The Dominican Monastery museum in Bol is one of the largest and wealthiest museums on the island of Brac. The Dominican Monastery is located on the east side of Bol, on the Glavica peninsula. It was reopened to the public in 2021, harmoniously blending modern design and cultural and historical treasures.
What can you see in the Dominican Monastery museum?
The museum spreads over three floors with different topics. The lowest floor holds a rich collection of underwater archaeological artifacts from the Adriatic sea. The number of amphorae is impressive. After hundreds of years of lying under the sea, they found their final resting place in the monastery museum in an almost perfectly preserved condition. There are also various reliefs from the time of the Roman Empire, as there was a Roman fortress in the area of today’s monastery.
The museum’s main floor contains a collection of artworks, primarily by Venetian masters, of which the works of the baroque painter Bartolomeo Litterini particularly stand out. However, the one thing that attracts the attention of every visitor is the window with a rich collection of gold jewelry behind it. The jewelry is primarily of Italian origin, and it was votive gifts of the island of Brac nobility and wealthy Bol families.
On the same floor is one rarity, one of only twelve preserved in the world, the ‘Missal by the Law of the Roman Court.’ It is the first Croatian printed book, dated 1483, shortly after the invention of the printing press. Along with it, there are various relics of saints, of which the reliquary of the face of Christ particularly stands out.
The top, main floor of the Dominican Monastery museum, where you enter, exhibits provide insights into the liturgical life of Bol.
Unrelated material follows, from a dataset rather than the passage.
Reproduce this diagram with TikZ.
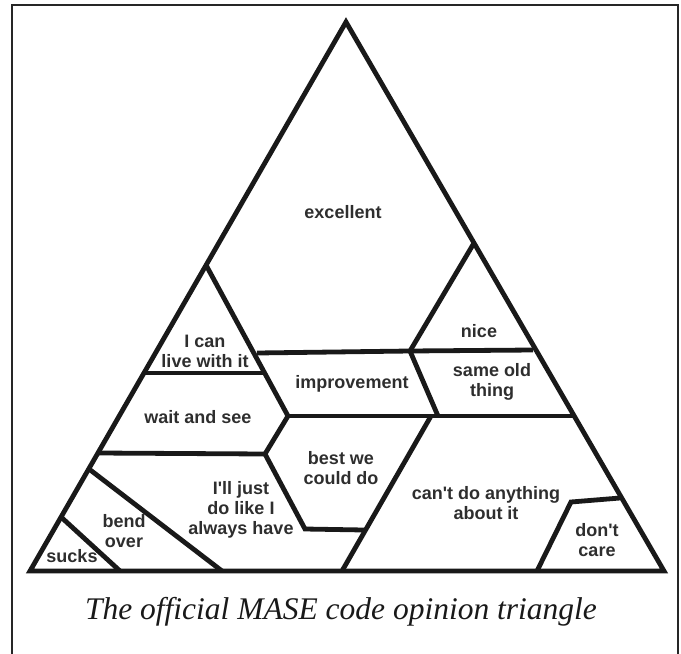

For example, here we can find lambskin parchments from which the Dominicans prayed throughout history. We can also see richly decorated mass vestments and silverware from the historical and liturgical life of the Dominican monastery.
The same floor hosts another precious rarity, the only known one, a closet for liturgical vestments used by priests from the nearby Draceva Luka monastery. Apart from having Glagolitic inscriptions, it is also notable in that, although it was used daily, it is still well preserved.
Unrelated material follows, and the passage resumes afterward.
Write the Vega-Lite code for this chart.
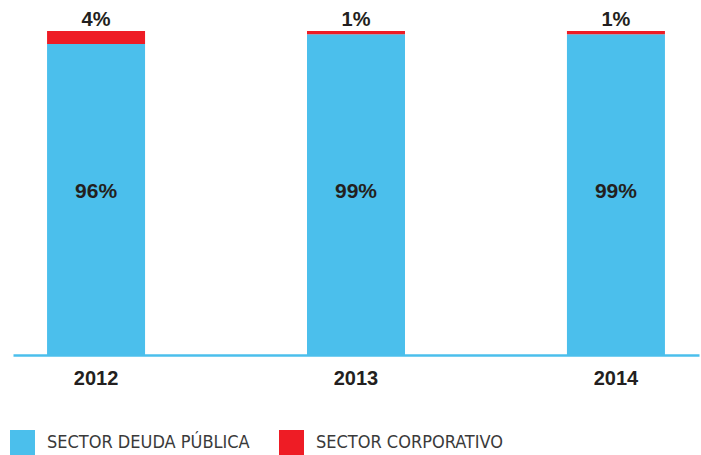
{
  "$schema": "https://vega.github.io/schema/vega-lite/v6.json",
  "width": 686,
  "height": 324,
  "autosize": {"type": "none"},
  "padding": {"left": 13, "top": 31, "right": 2, "bottom": 100},
  "background": "white",
  "config": {"view": {"stroke": null}},
  "data": {"values": [
    {"year": "2012", "sector": "SECTOR DEUDA PÚBLICA", "share": 0.96},
    {"year": "2012", "sector": "SECTOR CORPORATIVO", "share": 0.04},
    {"year": "2013", "sector": "SECTOR DEUDA PÚBLICA", "share": 0.99},
    {"year": "2013", "sector": "SECTOR CORPORATIVO", "share": 0.01},
    {"year": "2014", "sector": "SECTOR DEUDA PÚBLICA", "share": 0.99},
    {"year": "2014", "sector": "SECTOR CORPORATIVO", "share": 0.01}
  ]},
  "encoding": {
    "x": {
      "field": "year", "type": "nominal",
      "scale": {"paddingInner": 0.623, "paddingOuter": 0.131},
      "axis": {
        "title": null, "ticks": false, "labelAngle": 0,
        "domainColor": "#4BBFEC", "domainWidth": 2.5,
        "labelFont": "Liberation Sans", "labelFontWeight": "bold",
        "labelFontSize": 20, "labelColor": "#231F20",
        "labelBaseline": "middle", "labelPadding": 23
      }
    }
  },
  "layer": [
    {
      "mark": {"type": "bar"},
      "encoding": {
        "y": {"field": "share", "type": "quantitative", "stack": "zero",
              "scale": {"domain": [0, 1], "nice": false}, "axis": null},
        "color": {
          "field": "sector", "type": "nominal",
          "scale": {"domain": ["SECTOR DEUDA PÚBLICA", "SECTOR CORPORATIVO"], "range": ["#4BBFEC", "#EE1C25"]},
          "legend": {
            "title": null, "orient": "none", "direction": "horizontal",
            "legendX": -3, "legendY": 399,
            "symbolType": "square", "symbolSize": 625, "symbolStrokeWidth": 0,
            "labelFont": "DejaVu Sans Condensed, Roboto, sans-serif", "labelFontSize": 18,
            "labelColor": "#3a3a3a", "labelOffset": 12, "columnPadding": 29,
            "labelLimit": 400
          }
        },
        "order": {"field": "sector", "sort": "descending"}
      }
    },
    {
      "transform": [{"filter": "datum.sector === 'SECTOR DEUDA PÚBLICA'"}],
      "mark": {"type": "text", "font": "Liberation Sans", "fontWeight": "bold", "fontSize": 21, "color": "#231F20", "baseline": "middle"},
      "encoding": {
        "y": {"datum": 0.503},
        "text": {"field": "share", "type": "quantitative", "format": ".0%"}
      }
    },
    {
      "transform": [{"filter": "datum.sector === 'SECTOR CORPORATIVO'"}],
      "mark": {"type": "text", "font": "Liberation Sans", "fontWeight": "bold", "fontSize": 20, "color": "#231F20", "baseline": "middle"},
      "encoding": {
        "y": {"datum": 1.035},
        "text": {"field": "share", "type": "quantitative", "format": ".0%"}
      }
    }
  ]
}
Dominican Monastery Church
Next to the Dominican monastery is a church of St. Mary of Mercy, built and rebuilt at various stages throughout the 16th century. It received its present-day Baroque form in 1641. The main altar, dedicated to the Blessed Virgin Mary, is the work of the world-famous Venetian painter Jacopo Tintoretto. The authenticity of the painting is confirmed by records of the monastery archives, which describe the acquisition of this precious painting in detail.